GUSLO: General and Unified Structured Light Optimization
Tinglei Wan, Tonghua Su, Zhongjie Wang
TL;DR
GUSLO advances structured light 3D reconstruction by coupling single-shot geometric calibration with artifact-aware photometric adaptation in a unified framework. It achieves this through a Delaunay-barycentric global matching that turns sparse projector-camera matches into dense correspondences, and a physics-guided photometric transfer using PCNet together with a Weighted-Constrained Thin-Plate Spline DeArtifact module. The approach is validated across binary, speckle, and color-coded SL patterns, showing consistent improvements in decoding accuracy and cross-encoding robustness while supporting an open benchmarking system for reproducible SL research. The methods enable reliable SL reconstruction under challenging lighting and textures, with practical implications for industrial inspection and cultural heritage digitization.
Abstract
Structured light (SL) 3D reconstruction captures the precise surface shape of objects, providing high-accuracy 3D data essential for industrial inspection and cultural heritage digitization. However, existing methods suffer from two key limitations: reliance on scene-specific calibration with manual parameter tuning, and optimization frameworks tailored to specific SL patterns, limiting their generalizability across varied scenarios.
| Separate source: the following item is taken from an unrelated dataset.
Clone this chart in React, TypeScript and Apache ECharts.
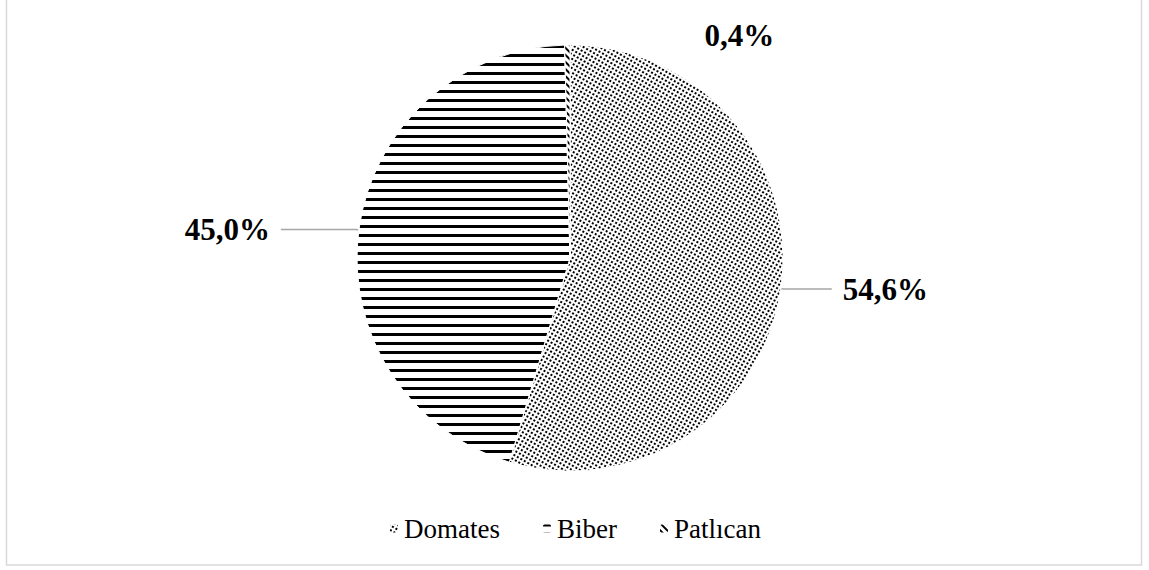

We propose General and Unified Structured Light Optimization (GUSLO), a novel framework addressing these issues through two coordinated innovations: (1) single-shot calibration via 2D triangulation-based interpolation that converts sparse matches into dense correspondence fields, and (2) artifact-aware photometric adaptation via explicit transfer functions, balancing generalization and color fidelity. We conduct diverse experiments covering binary, speckle, and color-coded settings. Results show that GUSLO consistently improves accuracy and cross-encoding robustness over conventional methods in challenging industrial and cultural scenarios.